Artist Stephen Oliver’s sculpture, “Best Kept Secret,” is the winner of the Gulfport Merchants Association’s competition for a work of public art to be displayed adjacent to the Gulfport Casino.
GULFPORT – Artist Stephen Oliver recently was selected as the winner of the Gulfport Merchants Association’s competition for a work of public art adjacent to the Gulfport Casino.
Oliver’s sculpture proposal, titled “Best Kept Secret,” reflects on Gulfport’s history and the spirits of diversity and creativity that characterize the city today according to a press release.
“It also celebrates the openness of a once-segregated community that continues to grow to accept everyone,” Oliver said in the press release.
The sculpture will be situated adjacent to the Gulfport Casino, an Art Deco styled public hall that is a Gulfport icon and has served as a community gathering place since the turn of the century.
The casino was recently approved for addition to the list of National Historic Landmarks.

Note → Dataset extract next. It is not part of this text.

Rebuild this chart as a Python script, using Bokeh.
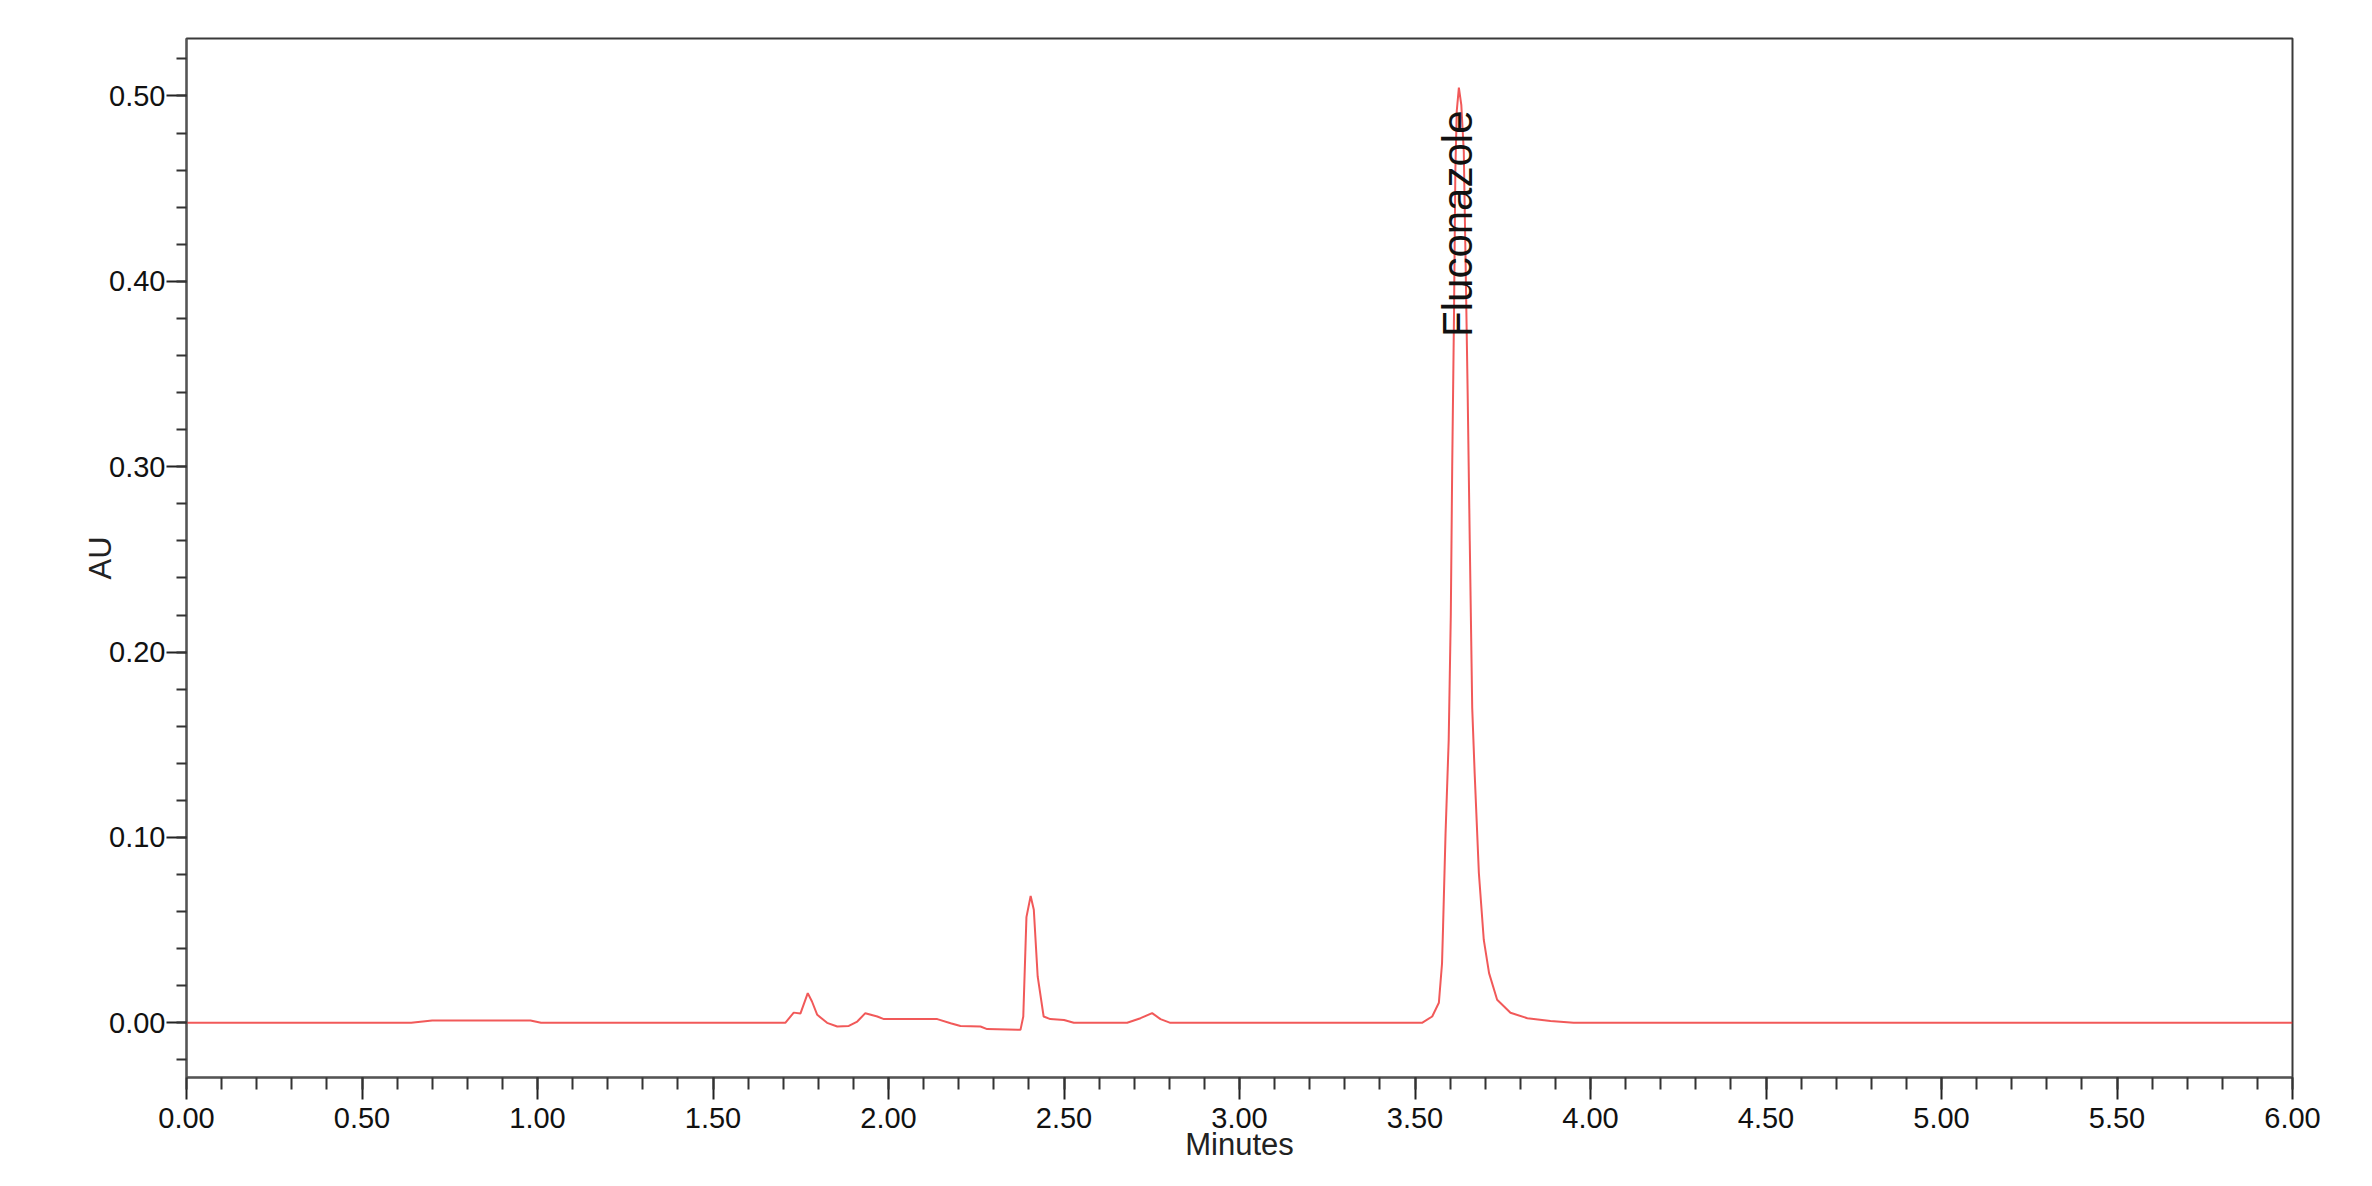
import numpy as np
from bokeh.plotting import figure
from bokeh.models import Range1d, FixedTicker, PrintfTickFormatter, ColumnDataSource
from bokeh.core.properties import value
from bokeh.embed import file_html
from bokeh.resources import INLINE

# ---- data ----
minutes = [0.00, 0.50, 0.64, 0.70, 0.98, 1.01, 1.60, 1.706, 1.730, 1.749, 1.770, 1.782, 1.797,
           1.825, 1.854, 1.887, 1.911, 1.934, 1.968, 1.987, 2.139, 2.177, 2.205, 2.262, 2.281,
           2.376, 2.384, 2.393, 2.405, 2.414, 2.425, 2.442, 2.461, 2.500, 2.528, 2.680, 2.718,
           2.751, 2.775, 2.803, 3.520, 3.549, 3.568, 3.577, 3.580, 3.587, 3.596, 3.602, 3.606,
           3.611, 3.615, 3.619, 3.625, 3.632, 3.639, 3.645, 3.650, 3.656, 3.663, 3.670, 3.682,
           3.696, 3.711, 3.734, 3.772, 3.820, 3.886, 3.952, 6.00]
au = [0.0, 0.0, 0.0, 0.0012, 0.0012, 0.0, 0.0, 0.0, 0.0055, 0.0050, 0.0160, 0.0115, 0.0043,
      0.0, -0.0020, -0.0017, 0.0007, 0.0052, 0.0034, 0.0020, 0.0020, -0.0002, -0.0017, -0.0020, -0.0034,
      -0.0038, 0.0034, 0.057, 0.0684, 0.061, 0.025, 0.0034, 0.0020, 0.0015, 0.0, 0.0, 0.0025,
      0.0052, 0.0020, 0.0, 0.0, 0.0034, 0.0108, 0.032, 0.052, 0.102, 0.1525, 0.22, 0.30,
      0.38, 0.46, 0.492, 0.5045, 0.495, 0.47, 0.40, 0.34, 0.26, 0.170, 0.1345, 0.0807,
      0.0447, 0.0268, 0.0124, 0.0054, 0.0025, 0.0010, 0.0, 0.0]

peak_names = ["Fluconazole"]
peak_label_x = [3.621]
peak_label_y = [0.370]

x_major_ticks = [0.0, 0.5, 1.0, 1.5, 2.0, 2.5, 3.0, 3.5, 4.0, 4.5, 5.0, 5.5, 6.0]
x_minor_ticks = [round(i * 0.1, 2) for i in range(0, 61)]
y_major_ticks = [0.0, 0.1, 0.2, 0.3, 0.4, 0.5]
y_minor_ticks = [round(-0.02 + i * 0.02, 2) for i in range(0, 28)]

W, H = 2356, 1170
p = figure(width=W, height=H, output_backend="svg", toolbar_location=None,
           x_range=Range1d(0, 6), y_range=Range1d(-0.0295, 0.531),
           min_border_left=186, min_border_right=64, min_border_top=38, min_border_bottom=93)

p.line(minutes, au, line_color="#ee3030", line_width=2, line_alpha=0.8)

src = ColumnDataSource(dict(x=peak_label_x, y=peak_label_y, t=peak_names))
p.text(x="x", y="y", text="t", source=src, angle=np.pi / 2, text_align="left",
       text_baseline="middle", text_font=value("Liberation Sans"),
       text_font_size="42px", text_color="#111111")

p.xgrid.visible = False
p.ygrid.visible = False
p.background_fill_color = "white"
p.border_fill_color = "white"
p.outline_line_color = "#3a3a3a"
p.outline_line_width = 2

font = "Liberation Sans"
for ax in (p.xaxis[0], p.yaxis[0]):
    ax.axis_line_color = "#555555"
    ax.axis_line_width = 2
    ax.major_tick_line_color = "#222222"
    ax.major_tick_line_width = 2
    ax.minor_tick_line_color = "#333333"
    ax.minor_tick_line_width = 2
    ax.major_tick_in = 0
    ax.minor_tick_in = 0
    ax.major_label_text_font = font
    ax.major_label_text_font_size = "29px"
    ax.major_label_text_color = "#111111"
    ax.axis_label_text_font = font
    ax.axis_label_text_font_size = "31px"
    ax.axis_label_text_font_style = "normal"
    ax.axis_label_text_color = "#222222"
    ax.formatter = PrintfTickFormatter(format="%.2f")

xa = p.xaxis[0]
xa.ticker = FixedTicker(ticks=x_major_ticks, minor_ticks=x_minor_ticks)
xa.major_tick_out = 22
xa.minor_tick_out = 12
xa.major_label_standoff = 8
xa.axis_label = "Minutes"
xa.axis_label_standoff = -4

ya = p.yaxis[0]
ya.ticker = FixedTicker(ticks=y_major_ticks, minor_ticks=y_minor_ticks)
ya.major_tick_out = 20
ya.minor_tick_out = 10
ya.major_label_standoff = 1
ya.axis_label = "AU"
ya.axis_label_standoff = -12

open("out.html", "w").write(file_html(p, INLINE))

Oliver’s sculpture will consist of a metal boat in a raised position at eye level so that visitors can read the poetry cut into its port and starboard sides. The lines will read “To cross the gulf be our port of call leaving a wake of peace and love for all" and “All hands together joined to row make rainbows of gauntlet as they go."
The sculpture also incorporates a keyhole in the stern of the boat, through which one can view a rainbow of painted colors and reflecting colored glass elements on the interior. The stern of the boat is also shaped like the façade of the casino and serves as a palette for a painting of “the colored people’s dance pavilion” to reflect how the community has evolved to become an inclusive one since the days of segregation.
Oliver found an image of the old pavilion on the Gulfport Historical Society’s website. The boat’s tall mast-like weathervane, situated beside the boat, reflects the themes of peace and love in the poetry cut into the boat’s hull and incorporates sculptural elements intended to resemble Gulfport's initials “G-P.”
Oliver is known by many Gulfport locals and visitors as the designer and vendor of the graphic “Give Peace” shirts and other garments he sells at Gulfport’s Tuesday Fresh Market. He has a background in architecture and furniture design, and has worked with numerous museums and artists in coordinating and designing projects, residencies, exhibitions and public art as well as making his own art.
Oliver has a degree in architecture from New Jersey Institute of Technology and a Master of Fine Arts Degree in Furniture Design from Rhode Island School of Design. He lives part of the year in
Maine. His family has local roots in St. Petersburg, where his father and other family members still live. His grandfather, Henry Oliver Sr., was a prolific builder whose wife ran their small produce market in St. Petersburg. “Grandpa Oliver” also helped lay the brick streets of Gulfport during a building boom that started in 1923 and ended in the Great Depression.
Oliver expects to begin work on the sculpture immediately, with final installation and dedication ceremony planned for this summer. The Gulfport Merchants Association selected Oliver’s work after a national call for artists that resulted in more than a dozen entries. Proceeds from Gecko Fest and other events sponsored by the GMA are funding the public art commission.